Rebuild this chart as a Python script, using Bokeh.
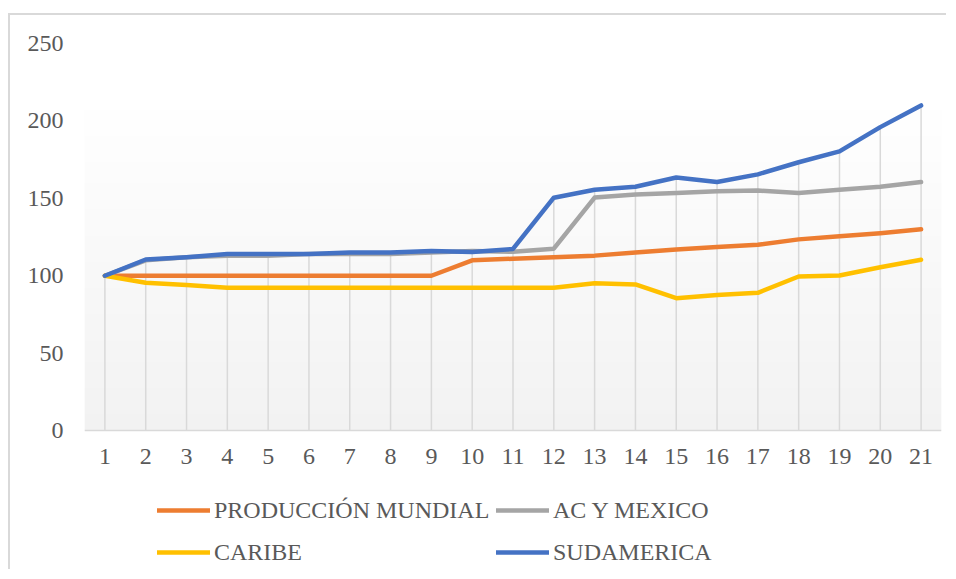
import numpy as np
from bokeh.plotting import figure
from bokeh.models import Range1d, FixedTicker, Legend, LegendItem, Spacer
from bokeh.layouts import column
from bokeh.embed import file_html
from bokeh.resources import INLINE

periods = list(range(1, 22))
produccion_mundial = [100, 100, 100, 100, 100, 100, 100, 100, 100, 110, 111, 112, 113, 115, 117, 118.5, 120, 123.5, 125.5, 127.5, 130]
ac_y_mexico = [100, 110, 112, 113, 113, 114, 114, 114, 115, 116, 115.5, 117.5, 150.5, 152.5, 153.5, 154.5, 155, 153.5, 155.5, 157.5, 160.5]
caribe = [100, 95.5, 94, 92.2, 92.2, 92.2, 92.2, 92.2, 92.2, 92.2, 92.2, 92.2, 95.2, 94.4, 85.5, 87.5, 89, 99.5, 100.2, 105.5, 110.3]
sudamerica = [100, 110.5, 112, 114, 114, 114, 115, 115, 116, 115.3, 117.3, 150.4, 155.5, 157.5, 163.5, 160.5, 165.5, 173.3, 180.3, 196, 210]
y_ticks = [0, 50, 100, 150, 200, 250]

names = ["PRODUCCIÓN MUNDIAL", "AC Y MEXICO", "CARIBE", "SUDAMERICA"]
colors = ["#ED7D31", "#A5A5A5", "#FFC000", "#4472C4"]
series = [produccion_mundial, ac_y_mexico, caribe, sudamerica]

FONT = "Liberation Serif"
TXT = "#595959"

# frame runs down to the bottom of the chart so the legend (inside the frame) is not clipped;
# the value axis still spans 0..250 and the category axis sits at y = 0
p = figure(width=938, height=556, output_backend="svg", toolbar_location=None,
           x_range=Range1d(0.5, 21.5), y_range=Range1d(-91, 250),
           min_border_left=74, min_border_right=7, min_border_top=28, min_border_bottom=0,
           styles={"border-top": "2px solid #d9d9d9", "border-left": "2px solid #d9d9d9",
                   "margin-left": "8px"})
p.outline_line_color = None
p.background_fill_color = "white"
p.border_fill_color = "white"
p.grid.visible = False

# plot-area gradient (white to light gray)
n = 64
grad = np.zeros((n, 1), dtype=np.uint32)
view = grad.view(dtype=np.uint8).reshape((n, 1, 4))
for i in range(n):
    t = i / (n - 1)
    c = int(round(242 + (255 - 242) * t))
    view[i, 0] = [c, c, c, 255]
p.image_rgba(image=[grad], x=0.5, y=0, dw=21, dh=217, level="image")

# drop lines from the highest series value down to the category axis
tops = [max(v) for v in zip(*series)]
p.segment(x0=periods, y0=[0] * len(periods), x1=periods, y1=tops,
          line_color="#d9d9d9", line_width=1.5)

p.xaxis.ticker = FixedTicker(ticks=periods)
p.yaxis.ticker = FixedTicker(ticks=y_ticks)
p.xaxis.fixed_location = 0

for ax in (p.xaxis, p.yaxis):
    ax.major_label_text_font = FONT
    ax.major_label_text_font_size = "24px"
    ax.major_label_text_color = TXT
    ax.major_tick_line_color = None
    ax.minor_tick_line_color = None
p.xaxis.axis_line_color = "#d9d9d9"
p.xaxis.axis_line_width = 1.5
p.yaxis.axis_line_color = None
p.xaxis.major_label_standoff = 12
p.yaxis.major_label_standoff = 15

renderers = []
for vals, col in zip(series, colors):
    r = p.line(periods, vals, line_color=col, line_width=4.5, line_cap="round", line_join="round")
    renderers.append(r)

def make_legend(idxs, x):
    lg = Legend(items=[LegendItem(label=names[i], renderers=[renderers[i]]) for i in idxs],
                orientation="vertical", location=(x, 4),
                label_text_font=FONT, label_text_font_size="24px", label_text_color=TXT,
                glyph_width=53, glyph_height=30, label_height=30,
                label_standoff=4, spacing=12, padding=0, margin=0,
                border_line_color=None, background_fill_alpha=0)
    p.add_layout(lg, "center")

make_legend([0, 2], 73)
make_legend([1, 3], 412)

layout = column(Spacer(height=13), p)
open("out.html", "w").write(file_html(layout, INLINE))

——————————

Exercise instructions: Exactly restate the lines from the beginning of the data through the line with "from bokeh.resources import INLINE", and no others, keeping pictures out.

Response to the task:
Rebuild this chart as a Python script, using Bokeh.
import numpy as np
from bokeh.plotting import figure
from bokeh.models import Range1d, FixedTicker, Legend, LegendItem, Spacer
from bokeh.layouts import column
from bokeh.embed import file_html
from bokeh.resources import INLINE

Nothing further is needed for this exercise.